Diwali is not new to Cedar Lane. Students at Lakshmi Swaminathan’s Natanjali School of Dance have been dancing Bharatanatyam, a traditional Indian form, at Cedar Lane’s celebrations for almost a decade. In 2010, they performed at the Washington National Cathedral, dancing to music of Hindu gods and goddesses in front of Jesus on the cross. For their teacher, the performance yielded a profound realization. “God is one. When you’re connecting with God, where you are doesn’t matter,” she said. “Whether you’re in a church or in the basement of your home, God is within you.”

It was the first Diwali for Beth Brofman, a member of the UU fellowship for the past month. A long-time member of a Dutch Reformed Church in New York, Brofman sought a more diverse and socially active spiritual community on moving to Bethesda, happily trading “How Great Thou Art” for “Get Up, Stand Up” by Bob Marley, she said, the latter of which played after Sunday’s sermon.



Congregants huddled outside to paint rangoli, or colorful mandala patterns, with chalk after the Diwali service on Sunday, Nov. 3, 2024, at Cedar Lane Unitarian Universalist Church in Bethesda, Maryland. RNS photo by Richa Karmarkar

After researching the correct greeting for Diwali, and the most auspicious colors to don, Brofman said her first Diwali came at the perfect time.

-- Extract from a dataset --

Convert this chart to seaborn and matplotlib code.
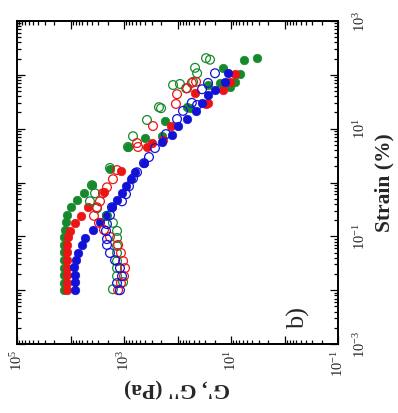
import matplotlib
matplotlib.use("Agg")
import matplotlib.pyplot as plt
import matplotlib.ticker as mticker
import numpy as np
import seaborn as sns

# strain (%) and modulus (Pa), one pair of lists per curve
# G' = filled symbols, G'' = open symbols
green_gp_strain = [0.01, 0.0138, 0.0191, 0.0263, 0.0363, 0.0501, 0.0692, 0.0955, 0.132, 0.182,
                   0.251, 0.347, 0.468, 0.646, 0.891, 1.78, 4.57, 6.76, 7.24, 14.1,
                   24.0, 25.1, 58.9, 64.6, 70.8, 74.1, 102, 135, 191, 204]
green_gp = [13200, 13200, 13200, 13200, 13200, 13200, 13200, 13200, 12700, 12100,
            11600, 9790, 7570, 5600, 3970, 1830, 842, 405, 195, 171,
            58, 66, 10.4, 26.9, 16.1, 8.4, 6.8, 14.1, 5.7, 3.3]

red_gp_strain = [0.01, 0.0138, 0.0191, 0.0263, 0.0363, 0.0501, 0.0692, 0.0955, 0.126, 0.178,
                 0.240, 0.347, 0.664, 1.62, 4.57, 5.50, 6.17, 11.2, 28.8, 30.2,
                 45.7, 52.5, 74.1, 102]
red_gp = [11600, 11600, 11600, 11600, 11600, 11600, 11600, 11100, 10200, 8240,
          6370, 4710, 2370, 1140, 372, 300, 187, 132, 29.3, 26.9,
          47.1, 14.1, 10.4, 8.4]

blue_gp_strain = [0.01, 0.0141, 0.0191, 0.0269, 0.0363, 0.0490, 0.0692, 0.0933, 0.132, 0.182,
                  0.251, 0.347, 0.468, 0.631, 0.851, 1.15, 1.55, 2.29, 5.62, 7.59,
                  11.2, 15.1, 21.4, 30.2, 41.7, 52.5, 74.1, 107]
blue_gp = [8240, 8240, 8240, 8610, 7890, 7240, 6100, 5360, 3800, 2810,
           2170, 1680, 1350, 1090, 918, 740, 623, 423, 195, 127,
           98, 66, 45, 34.8, 26.9, 19.9, 12.9, 11.4]

green_gpp_strain = [0.0104, 0.0141, 0.0182, 0.0257, 0.0347, 0.0490, 0.0661, 0.0933, 0.126, 0.178,
                    0.240, 0.331, 0.447, 0.631, 0.891, 1.86, 4.57, 7.24, 14.5, 25.1,
                    24.0, 64.6, 67.6, 56.2, 74.1, 135, 107, 204, 191]
green_gpp = [1610, 1040, 1350, 1350, 1350, 1350, 1350, 1350, 1350, 1610,
             2080, 3200, 4330, 3480, 3970, 1830, 842, 679, 372, 222,
             203, 121, 90, 69, 51, 47, 43, 29.3, 24.7]

red_gpp_strain = [0.01, 0.0135, 0.0182, 0.0257, 0.0347, 0.0490, 0.0692, 0.0977, 0.132, 0.178,
                  0.240, 0.347, 0.447, 0.631, 0.813, 1.15, 1.70, 4.57, 5.40, 11.2,
                  28.8, 43.7, 56.2, 70.8, 74.1]
red_gpp = [1290, 1140, 1000, 957, 1040, 1140, 1290, 1830, 2370, 2930,
           3640, 3200, 2810, 2470, 2080, 1610, 1350, 547, 571, 287,
           107, 102, 66, 54, 45]

blue_gpp_strain = [0.01, 0.0135, 0.0182, 0.0257, 0.036, 0.049, 0.0692, 0.0887, 0.126, 0.169,
                   0.248, 0.347, 0.447, 0.608, 0.851, 1.19, 1.55, 2.29, 2.97, 4.36,
                   7.94, 15.1, 21.4, 27.5, 30.2, 54.0, 70.8, 107]
blue_gpp = [1190, 1350, 1090, 1190, 1470, 1830, 2080, 2080, 2170, 2080,
            1830, 1680, 1090, 918, 807, 679, 571, 423, 341, 264,
            164, 102, 79, 43, 54, 34.8, 26.9, 19.9]

g_ticks = [1e5, 1e4, 1e3, 1e2, 1e1, 1e0, 1e-1]
g_tick_labels = [r"$\mathregular{10^{5}}$", "", r"$\mathregular{10^{3}}$", "",
                 r"$\mathregular{10^{1}}$", "", r"$\mathregular{10^{-1}}$"]
strain_ticks = [1e-3, 1e-2, 1e-1, 1e0, 1e1, 1e2, 1e3]
strain_tick_labels = [r"$\mathregular{10^{-3}}$", "", r"$\mathregular{10^{-1}}$", "",
                      r"$\mathregular{10^{1}}$", "", r"$\mathregular{10^{3}}$"]

GREEN = "#15892c"
RED = "#ec1414"
BLUE = "#1212d6"

sns.set_style("ticks")
plt.rcParams["font.family"] = ["Liberation Serif", "DejaVu Serif"]
plt.rcParams["mathtext.fontset"] = "custom"
plt.rcParams["mathtext.rm"] = "Liberation Serif"
plt.rcParams["mathtext.it"] = "Liberation Serif:italic"
plt.rcParams["mathtext.bf"] = "Liberation Serif:bold"

fig = plt.figure(figsize=(3.98, 4.13), dpi=100, facecolor="white")
ax = fig.add_axes([17 / 398, 1 - 344 / 413, 321 / 398, 323 / 413])
ax.set_facecolor("white")
ax.set_xscale("log")
ax.set_yscale("log")

# figure is drawn turned by 90 degrees: modulus runs along x, strain along y
filled = [(green_gp_strain, green_gp, GREEN), (red_gp_strain, red_gp, RED),
          (blue_gp_strain, blue_gp, BLUE)]
hollow = [(green_gpp_strain, green_gpp, GREEN), (red_gpp_strain, red_gpp, RED),
          (blue_gpp_strain, blue_gpp, BLUE)]

for strain, g, col in filled:
    sns.scatterplot(x=g, y=strain, ax=ax, color=col, edgecolor=col,
                    s=40, linewidth=0.3, zorder=2)
for strain, g, col in hollow:
    sns.scatterplot(x=g, y=strain, ax=ax, color=col, facecolor="none",
                    edgecolor=col, s=40, linewidth=0.9, zorder=3)

ax.set_xlim(1e5, 1e-1)
ax.set_ylim(1e-3, 1e3)

ax.set_xticks(g_ticks)
ax.set_xticklabels(g_tick_labels, rotation=90)
ax.set_yticks(strain_ticks)
ax.set_yticklabels(strain_tick_labels, rotation=90, va="center")
ax.xaxis.set_minor_locator(mticker.LogLocator(base=10, subs=np.arange(2, 10), numticks=30))
ax.yaxis.set_minor_locator(mticker.LogLocator(base=10, subs=np.arange(2, 10), numticks=30))
ax.xaxis.set_minor_formatter(mticker.NullFormatter())
ax.yaxis.set_minor_formatter(mticker.NullFormatter())

ax.tick_params(which="both", direction="in", top=True, bottom=True, left=True, right=True,
               labelleft=False, labelright=True, labeltop=False, labelbottom=True,
               width=0.9, color="black")
ax.tick_params(which="major", length=5.5)
ax.tick_params(which="minor", length=2.8)
ax.tick_params(axis="x", labelsize=10.5, pad=4)
ax.tick_params(axis="y", labelsize=10.5, pad=10)

for sp in ax.spines.values():
    sp.set_linewidth(1.4)
    sp.set_color("black")
    sp.set_visible(True)

ax.set_xlabel("G', G'' (Pa)", fontsize=15.5, fontweight="bold", rotation=180, labelpad=1)
ax.yaxis.set_label_position("right")
ax.set_ylabel("Strain (%)", fontsize=15.5, fontweight="bold", rotation=90, labelpad=5)

ax.text(0.878, 0.08, "b)", transform=ax.transAxes, rotation=90, fontsize=19,
        ha="center", va="center")

fig.savefig("out.png", dpi=100, facecolor="white")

“I’m actually needing to distract myself and to be around other people who will reflect my values,” said Brofman, a retired social services worker whose level of anxiety has reached that of the 2016 elections, when she was a canvasser. “Regardless of what happens on Tuesday, we will have that community of like-minded individuals who will continue to advocate for the things I consider important. You know you’re not alone, and the people we know are way more important.”

Janamanchi agreed and said Sunday’s celebration was well timed. “The ‘Narakas’ of the world are pretty active,” he said, citing the evil figure battled by Lord Krishna and his queen, Satyabhama, in Hindu lore. “Like Krishna and Satyabhama, we can recognize that we’re not in this alone, that together, we can overcome, overcome evil, overcome oppression and overcome injustice.”

“In all of this, there is joy,” he added. “Joy is not the opposite of sorrow. Joy is present even through sorrow and challenge and despair and hopelessness. And to me, those are also messages that Diwali presents us with. So if there is one thing I want people to take away, it is joy.”